File spoon-archives/marxism.archive/marxism_1996/96-03-marxism/96-03-08.000, message 198


Date: Sun, 3 Mar 1996 07:56:19 -0800
From: Ralph Dumain <rdumain-AT-igc.apc.org>
Subject: Re: RAHUL: CLUTCHING YOUR PEARLS


Yes, this is a beautiful medium, indeed.  I have lost more friends
since I started cybercommunication than I have in a whole previous
lifetime.  There's nothing like not being able to gauge the other
person's mood and intent and assuming the worst that drives one to
undreamed of heights of paranoic vitriol.  O Brave New World that
has such pixels in it.

Rahul, dearest, I regret that we never completed our little
seminar on physics.  Whatever happened to it?  Did Juan come
between us?  Well, I am so overwhelmed I'll just leave the topic
lay down until the intellectual group sex in which I am now
engaged wears itself out.

Rahul, your anti-artistic bias is now naked and spread wide before
us.  However tempted I may be to play in your box, I just don't
have the time for a thorough explanation of Blake, let alone the
role of Jesus as Universal Humanity the only God in his cosmology.


And speaking of Pandora's nasty box, my prodding into the
forbidden zone has popped up two new scandalous topics: my
maleficent frottage of Malcolm X and Native American spirituality.

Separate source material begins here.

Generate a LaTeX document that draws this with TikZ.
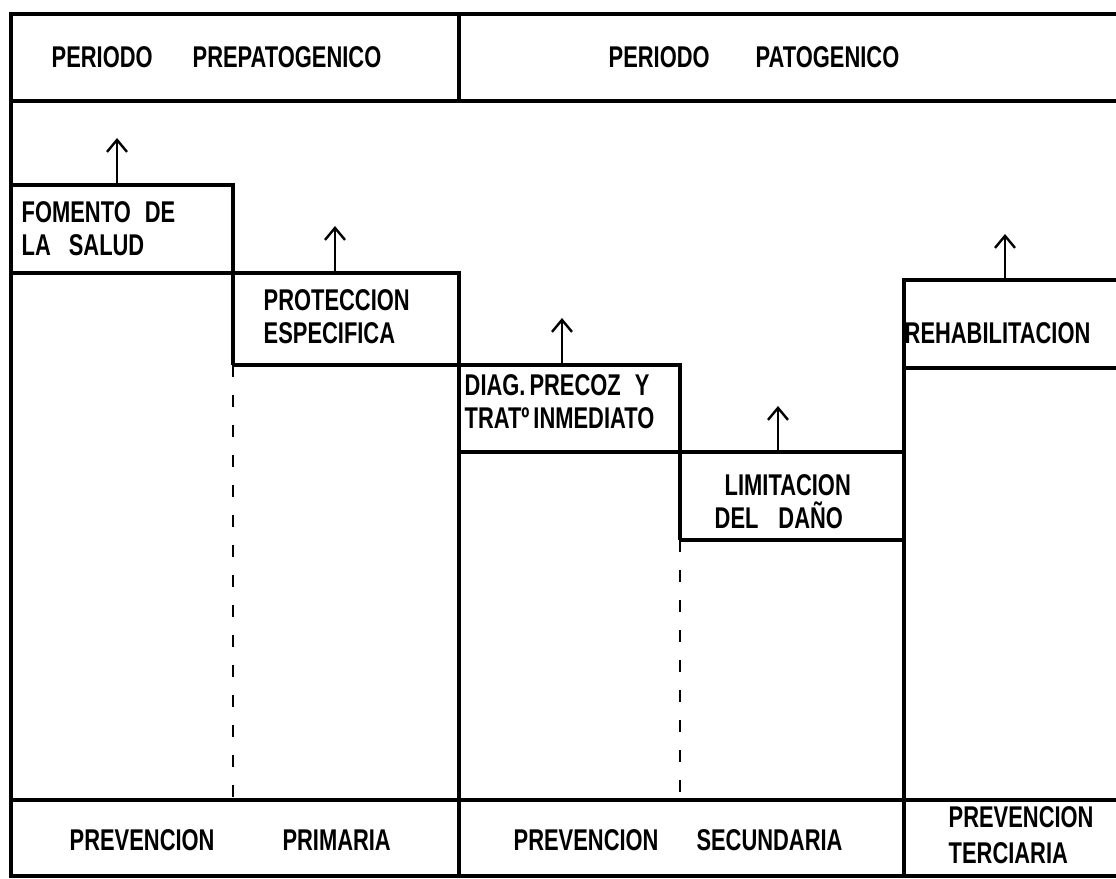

Kevin Cabral has answered his own question about Malcolm.  There
is not much for me to add.  Just one note: though indeed Malcolm
was a great communicator, his allegiance to the Dishonorable
Elijah only made him look like a fool in all those debates with
real activists like James Forman.  He had zero to offer in such
circumstances.  I have more to say about Malcolm but I think I've
crunched enough toes already.  Though I detest Harold Cruse, I
think he was on the mark about a lot of things.  And, after
studying the trajectory that leads from Richard Wright and Paul
Robeson, I find Malcolm very small political potatoes, indeed.

I do enjoy harassing priests, but now that Sister Burns has
evacuated the premises, I have nobody to pick on save the
parishioners of Shining Pathology.  The Native Americans were no
dummies.  If you read their denunciations of missionaries and
dismissal of Christianity, you realize they were perfectly capable
and willing to use rational thought.  Did you ever read what Red
Jacket had to say to the missionaries?  He read their beads.  He's
buried in Buffalo, and I've visited his grave many times since
early childhood.  The point is, I have had it with this au courant
stereotype of Indians living their whole lives wrapped in mystical
communion with the earth, guiding every poop and fart by spirit
visions rather than by thinking the way the rest of us do.  And
many Indians, compensating for their historical defeat, have
bought into this romanticized crap too.  And I once studied Navajo
mythology, which is so complex it requires several lifetimes of
study.  So I don't think our pre-modern ancestors are any less
intelligent or cultured.  But guess what: I'm into modernity.  I
like modern, secular, scientific and technical society.  It has
expanded our view of the universe and unleashed enormous human
potential while wreaking havoc on the peoples of the earth.  It is
an enormous contradiction, to be sure.  But I'm interested in the
modern, and I don't want to go back.

And now I must take a break.  I've gotten so addicted to this
back-and-forth it's taken over my life.